UB volunteers give back at Day of Caring

serving food

By Michael Andrei republished from UBNow

Published August 17, 2017

“Working with our neighbors, we are focused on improving the quality of life in our community. That is our mission.”
Satish K. Tripathi, President
University at Buffalo

Faculty, staff and administrators from UB’s three campuses were among several thousand volunteers fanning out across the Buffalo area Wednesday, lending a hand to local not-for-profit organizations for the 2017 Day of Caring.

Organized by the United Way of Buffalo and Erie County, Day of Caring is Western New York’s largest annual community service event.

UB volunteers took part in projects ranging from making interior building repairs, washing windows, painting and cleaning, to weeding, cleaning up neighborhood and assisting at the Buffalo City Mission.

Volunteers gathered at 8 a.m. at KeyBank Center before traveling by bus to their work sites.

UB volunteers who spent the morning inside the Gloria J. Parks Community Center on Main Street near the South Campus worked together trimming and installing new ceiling tile, painting and performing repairs.

“UB has been part of Day of Caring for 25 years,” President Satish K. Tripathi told UB volunteers at the center.

“It means a lot when we work in the community where we live. Our students come and volunteer here — not just today but other times as well — and many of our faculty and staff live in this community,” Tripathi said.

“Working with our neighbors, we are focused on improving the quality of life in our community. That is our mission.”

Robert Mayer Jr., director of government relations, was participating in his third Day of Caring.

“Being involved in government and public service has provided me with many opportunities to assist others,” said Mayer, a UB graduate who holds a bachelor’s degree in psychology. “One of the benefits of being a part of Day of Caring, however, is that you can make a more immediate impact in your community.”

Charles F. Zukoski, provost and executive vice president for academic affairs, noted that UB’s faculty, staff and students “are deeply embedded in and committed to building our community.
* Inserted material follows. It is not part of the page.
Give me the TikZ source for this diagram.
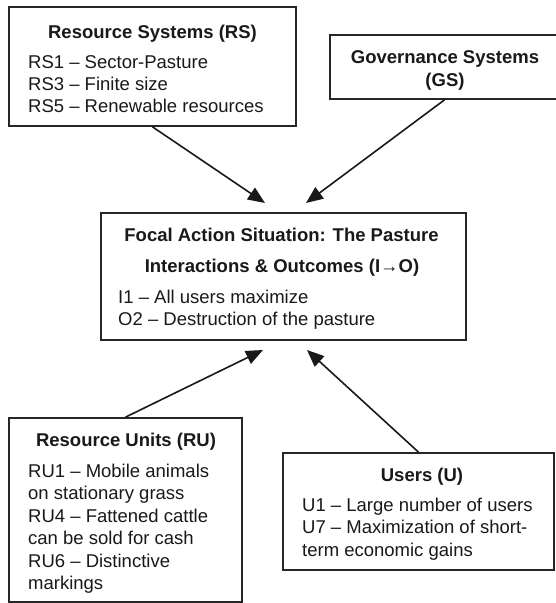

Participation in the Day of Caring provides a visible means for expressing this commitment.”

“The education and scholarship undertaken at UB are informed by the collaboration and partnerships we build with the community,” Zukoski said, citing as an example the automatic watering system developed by the Tyler Street Community Garden. “Participants in this project bring together neighborhood residents and our students to experience all the Heights can offer,” he said.

Emmy Passer, a student in the higher education program in the Graduate School of Education, was one of a number of UB volunteers in the kitchen at the Buffalo City Mission.

“I came here to donate my time and to learn more about the Buffalo City Mission,” Passer said. I had volunteered here before, with my sorority, so it was good to come back.”

Christopher Keough, who was also part of the UB volunteer team at the City Mission, said it is a sense of giving back to the community that brings him back to Day of Caring each year.

“This is my sixth or seventh year doing this. I enjoy seeing the different areas where the community is giving back, and seeing the different areas of need,” said Keough, manager of the UB Libraries’ annex who volunteered at the Gloria Parks center last year and at a community garden at Sycamore and Jefferson the year before.

Graham Hammill, chair of UB’s 2017 Campaign for the Community, said Day of Caring offers the opportunity to give back to the community “in meaningful and tangible ways.”

“The UB students, faculty and staff who participate in the Day of Caring are truly special. They represent the spirit of generosity that we as a campus demonstrate throughout the Campaign for the Community,” said Hammill, vice provost for graduate education, dean of the Graduate School and interim dean of undergraduate education.

At Gloria Parks, Michael J. Tritto, associate director of human services and operations for the University District Community Development Association, told Tripathi that maintenance projects at the center tend to get put off, so association resources can directly benefit members.                         

“Day of Caring, bringing so many volunteers, is a shot of adrenaline for us,” Tritto said.

“UB is one of our neighbors, and this is a significant partnership that we want to grow. Our clients feel that they matter when they come into the center and it is well-cared for and well-maintained.

“UB volunteers performed repairs, painted and made the center look more welcoming today,” he said, adding that UB students also volunteer at the center throughout the year. “They make a big difference,” Tritto said.                 

UB regularly has one of the largest volunteer teams at Day of Caring, said Amy Myszka, UB’s director of Wellness and Work/Life Balance and coordinator of the university’s Day of Caring effort.

And faculty and staff are also generous supporters of the annual campaign, Hammill added.

“For many UB volunteers, Day of Caring is an experience they won’t soon forget,” he said. “These are lasting memories. The benefits of this — giving back to others — go well beyond what we are doing here today.”